» Exercise objective: Give the data below again exactly as written, without its pictures.

— BEGIN Stored data —

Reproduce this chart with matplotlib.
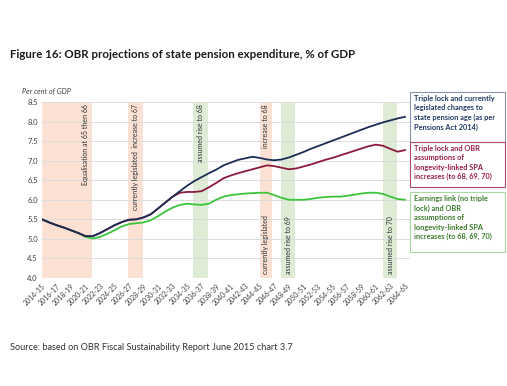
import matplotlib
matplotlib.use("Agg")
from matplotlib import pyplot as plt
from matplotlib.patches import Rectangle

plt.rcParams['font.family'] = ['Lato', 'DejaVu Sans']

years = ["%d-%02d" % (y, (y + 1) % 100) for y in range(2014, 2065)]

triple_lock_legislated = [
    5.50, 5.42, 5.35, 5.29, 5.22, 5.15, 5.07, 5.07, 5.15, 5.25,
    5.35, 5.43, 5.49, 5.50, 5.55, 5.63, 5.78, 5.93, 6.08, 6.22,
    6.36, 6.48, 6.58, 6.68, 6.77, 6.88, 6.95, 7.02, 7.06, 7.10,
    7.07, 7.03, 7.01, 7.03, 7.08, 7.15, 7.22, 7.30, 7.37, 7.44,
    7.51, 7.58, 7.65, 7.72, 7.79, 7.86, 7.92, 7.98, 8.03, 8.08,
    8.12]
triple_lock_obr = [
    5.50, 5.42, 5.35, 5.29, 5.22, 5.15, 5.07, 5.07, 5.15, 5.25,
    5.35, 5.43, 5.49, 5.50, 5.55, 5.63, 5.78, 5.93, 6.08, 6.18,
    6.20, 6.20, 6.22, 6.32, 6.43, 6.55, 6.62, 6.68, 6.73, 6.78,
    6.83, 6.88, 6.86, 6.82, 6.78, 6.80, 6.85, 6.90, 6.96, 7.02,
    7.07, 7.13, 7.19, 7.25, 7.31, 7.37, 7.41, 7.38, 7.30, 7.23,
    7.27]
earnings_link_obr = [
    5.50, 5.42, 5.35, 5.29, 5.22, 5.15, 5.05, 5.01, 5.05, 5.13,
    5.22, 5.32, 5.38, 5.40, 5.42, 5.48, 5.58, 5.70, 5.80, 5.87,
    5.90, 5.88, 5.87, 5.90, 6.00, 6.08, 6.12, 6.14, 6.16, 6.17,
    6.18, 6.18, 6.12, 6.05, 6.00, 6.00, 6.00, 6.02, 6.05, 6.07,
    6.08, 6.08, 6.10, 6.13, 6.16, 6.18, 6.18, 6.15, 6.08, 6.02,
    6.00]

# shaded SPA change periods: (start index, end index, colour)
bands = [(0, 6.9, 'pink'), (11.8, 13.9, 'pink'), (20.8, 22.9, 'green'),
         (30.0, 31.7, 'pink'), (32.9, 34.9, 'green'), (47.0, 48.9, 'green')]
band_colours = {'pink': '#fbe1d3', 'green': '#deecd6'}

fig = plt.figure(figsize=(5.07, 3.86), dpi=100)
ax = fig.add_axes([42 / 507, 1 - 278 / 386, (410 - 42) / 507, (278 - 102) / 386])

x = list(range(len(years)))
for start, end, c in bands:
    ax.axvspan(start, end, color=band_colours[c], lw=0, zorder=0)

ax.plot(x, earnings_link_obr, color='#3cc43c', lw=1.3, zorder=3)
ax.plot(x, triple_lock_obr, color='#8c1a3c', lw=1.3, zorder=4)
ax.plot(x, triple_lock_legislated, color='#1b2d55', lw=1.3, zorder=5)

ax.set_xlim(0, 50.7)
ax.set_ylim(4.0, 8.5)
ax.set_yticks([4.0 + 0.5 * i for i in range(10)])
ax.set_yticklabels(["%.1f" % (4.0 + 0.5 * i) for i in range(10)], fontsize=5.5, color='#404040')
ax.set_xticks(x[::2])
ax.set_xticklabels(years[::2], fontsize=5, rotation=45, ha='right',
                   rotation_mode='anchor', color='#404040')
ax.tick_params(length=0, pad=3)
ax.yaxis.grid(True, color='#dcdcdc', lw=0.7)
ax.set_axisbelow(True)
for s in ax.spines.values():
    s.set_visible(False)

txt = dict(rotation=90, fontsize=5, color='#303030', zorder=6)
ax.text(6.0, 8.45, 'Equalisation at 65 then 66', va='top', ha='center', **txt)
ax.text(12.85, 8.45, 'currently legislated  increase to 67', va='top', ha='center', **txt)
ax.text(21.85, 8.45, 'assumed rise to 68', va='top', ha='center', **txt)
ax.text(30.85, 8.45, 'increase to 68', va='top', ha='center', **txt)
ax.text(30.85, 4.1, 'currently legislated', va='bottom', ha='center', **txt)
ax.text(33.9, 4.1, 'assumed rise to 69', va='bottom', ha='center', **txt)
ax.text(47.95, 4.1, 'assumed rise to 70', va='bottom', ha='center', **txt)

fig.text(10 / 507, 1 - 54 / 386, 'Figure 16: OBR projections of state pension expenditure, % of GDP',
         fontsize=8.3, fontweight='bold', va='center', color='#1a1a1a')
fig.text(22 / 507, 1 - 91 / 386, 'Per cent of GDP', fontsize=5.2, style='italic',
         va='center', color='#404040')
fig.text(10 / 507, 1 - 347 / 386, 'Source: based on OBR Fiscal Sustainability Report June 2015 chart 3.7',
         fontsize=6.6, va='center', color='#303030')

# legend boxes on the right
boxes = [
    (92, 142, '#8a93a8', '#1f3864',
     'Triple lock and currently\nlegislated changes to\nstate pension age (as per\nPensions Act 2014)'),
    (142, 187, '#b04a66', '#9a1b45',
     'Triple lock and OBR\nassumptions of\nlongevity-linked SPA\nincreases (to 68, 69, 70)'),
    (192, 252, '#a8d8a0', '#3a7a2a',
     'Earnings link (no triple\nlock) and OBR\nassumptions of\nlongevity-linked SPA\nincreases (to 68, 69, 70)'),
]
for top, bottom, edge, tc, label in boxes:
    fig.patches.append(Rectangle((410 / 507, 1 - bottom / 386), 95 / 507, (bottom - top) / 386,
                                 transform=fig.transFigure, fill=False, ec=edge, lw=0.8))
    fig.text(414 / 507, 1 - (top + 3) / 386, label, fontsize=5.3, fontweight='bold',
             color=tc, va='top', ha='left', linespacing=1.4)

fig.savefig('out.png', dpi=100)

— END Stored data —

» Solved problem:
Reproduce this chart with matplotlib.
import matplotlib
matplotlib.use("Agg")
from matplotlib import pyplot as plt
from matplotlib.patches import Rectangle

plt.rcParams['font.family'] = ['Lato', 'DejaVu Sans']

years = ["%d-%02d" % (y, (y + 1) % 100) for y in range(2014, 2065)]

triple_lock_legislated = [
    5.50, 5.42, 5.35, 5.29, 5.22, 5.15, 5.07, 5.07, 5.15, 5.25,
    5.35, 5.43, 5.49, 5.50, 5.55, 5.63, 5.78, 5.93, 6.08, 6.22,
    6.36, 6.48, 6.58, 6.68, 6.77, 6.88, 6.95, 7.02, 7.06, 7.10,
    7.07, 7.03, 7.01, 7.03, 7.08, 7.15, 7.22, 7.30, 7.37, 7.44,
    7.51, 7.58, 7.65, 7.72, 7.79, 7.86, 7.92, 7.98, 8.03, 8.08,
    8.12]
triple_lock_obr = [
    5.50, 5.42, 5.35, 5.29, 5.22, 5.15, 5.07, 5.07, 5.15, 5.25,
    5.35, 5.43, 5.49, 5.50, 5.55, 5.63, 5.78, 5.93, 6.08, 6.18,
    6.20, 6.20, 6.22, 6.32, 6.43, 6.55, 6.62, 6.68, 6.73, 6.78,
    6.83, 6.88, 6.86, 6.82, 6.78, 6.80, 6.85, 6.90, 6.96, 7.02,
    7.07, 7.13, 7.19, 7.25, 7.31, 7.37, 7.41, 7.38, 7.30, 7.23,
    7.27]
earnings_link_obr = [
    5.50, 5.42, 5.35, 5.29, 5.22, 5.15, 5.05, 5.01, 5.05, 5.13,
    5.22, 5.32, 5.38, 5.40, 5.42, 5.48, 5.58, 5.70, 5.80, 5.87,
    5.90, 5.88, 5.87, 5.90, 6.00, 6.08, 6.12, 6.14, 6.16, 6.17,
    6.18, 6.18, 6.12, 6.05, 6.00, 6.00, 6.00, 6.02, 6.05, 6.07,
    6.08, 6.08, 6.10, 6.13, 6.16, 6.18, 6.18, 6.15, 6.08, 6.02,
    6.00]

# shaded SPA change periods: (start index, end index, colour)
bands = [(0, 6.9, 'pink'), (11.8, 13.9, 'pink'), (20.8, 22.9, 'green'),
         (30.0, 31.7, 'pink'), (32.9, 34.9, 'green'), (47.0, 48.9, 'green')]
band_colours = {'pink': '#fbe1d3', 'green': '#deecd6'}

fig = plt.figure(figsize=(5.07, 3.86), dpi=100)
ax = fig.add_axes([42 / 507, 1 - 278 / 386, (410 - 42) / 507, (278 - 102) / 386])

x = list(range(len(years)))
for start, end, c in bands:
    ax.axvspan(start, end, color=band_colours[c], lw=0, zorder=0)

ax.plot(x, earnings_link_obr, color='#3cc43c', lw=1.3, zorder=3)
ax.plot(x, triple_lock_obr, color='#8c1a3c', lw=1.3, zorder=4)
ax.plot(x, triple_lock_legislated, color='#1b2d55', lw=1.3, zorder=5)

ax.set_xlim(0, 50.7)
ax.set_ylim(4.0, 8.5)
ax.set_yticks([4.0 + 0.5 * i for i in range(10)])
ax.set_yticklabels(["%.1f" % (4.0 + 0.5 * i) for i in range(10)], fontsize=5.5, color='#404040')
ax.set_xticks(x[::2])
ax.set_xticklabels(years[::2], fontsize=5, rotation=45, ha='right',
                   rotation_mode='anchor', color='#404040')
ax.tick_params(length=0, pad=3)
ax.yaxis.grid(True, color='#dcdcdc', lw=0.7)
ax.set_axisbelow(True)
for s in ax.spines.values():
    s.set_visible(False)

txt = dict(rotation=90, fontsize=5, color='#303030', zorder=6)
ax.text(6.0, 8.45, 'Equalisation at 65 then 66', va='top', ha='center', **txt)
ax.text(12.85, 8.45, 'currently legislated  increase to 67', va='top', ha='center', **txt)
ax.text(21.85, 8.45, 'assumed rise to 68', va='top', ha='center', **txt)
ax.text(30.85, 8.45, 'increase to 68', va='top', ha='center', **txt)
ax.text(30.85, 4.1, 'currently legislated', va='bottom', ha='center', **txt)
ax.text(33.9, 4.1, 'assumed rise to 69', va='bottom', ha='center', **txt)
ax.text(47.95, 4.1, 'assumed rise to 70', va='bottom', ha='center', **txt)

fig.text(10 / 507, 1 - 54 / 386, 'Figure 16: OBR projections of state pension expenditure, % of GDP',
         fontsize=8.3, fontweight='bold', va='center', color='#1a1a1a')
fig.text(22 / 507, 1 - 91 / 386, 'Per cent of GDP', fontsize=5.2, style='italic',
         va='center', color='#404040')
fig.text(10 / 507, 1 - 347 / 386, 'Source: based on OBR Fiscal Sustainability Report June 2015 chart 3.7',
         fontsize=6.6, va='center', color='#303030')

# legend boxes on the right
boxes = [
    (92, 142, '#8a93a8', '#1f3864',
     'Triple lock and currently\nlegislated changes to\nstate pension age (as per\nPensions Act 2014)'),
    (142, 187, '#b04a66', '#9a1b45',
     'Triple lock and OBR\nassumptions of\nlongevity-linked SPA\nincreases (to 68, 69, 70)'),
    (192, 252, '#a8d8a0', '#3a7a2a',
     'Earnings link (no triple\nlock) and OBR\nassumptions of\nlongevity-linked SPA\nincreases (to 68, 69, 70)'),
]
for top, bottom, edge, tc, label in boxes:
    fig.patches.append(Rectangle((410 / 507, 1 - bottom / 386), 95 / 507, (bottom - top) / 386,
                                 transform=fig.transFigure, fill=False, ec=edge, lw=0.8))
    fig.text(414 / 507, 1 - (top + 3) / 386, label, fontsize=5.3, fontweight='bold',
             color=tc, va='top', ha='left', linespacing=1.4)

fig.savefig('out.png', dpi=100)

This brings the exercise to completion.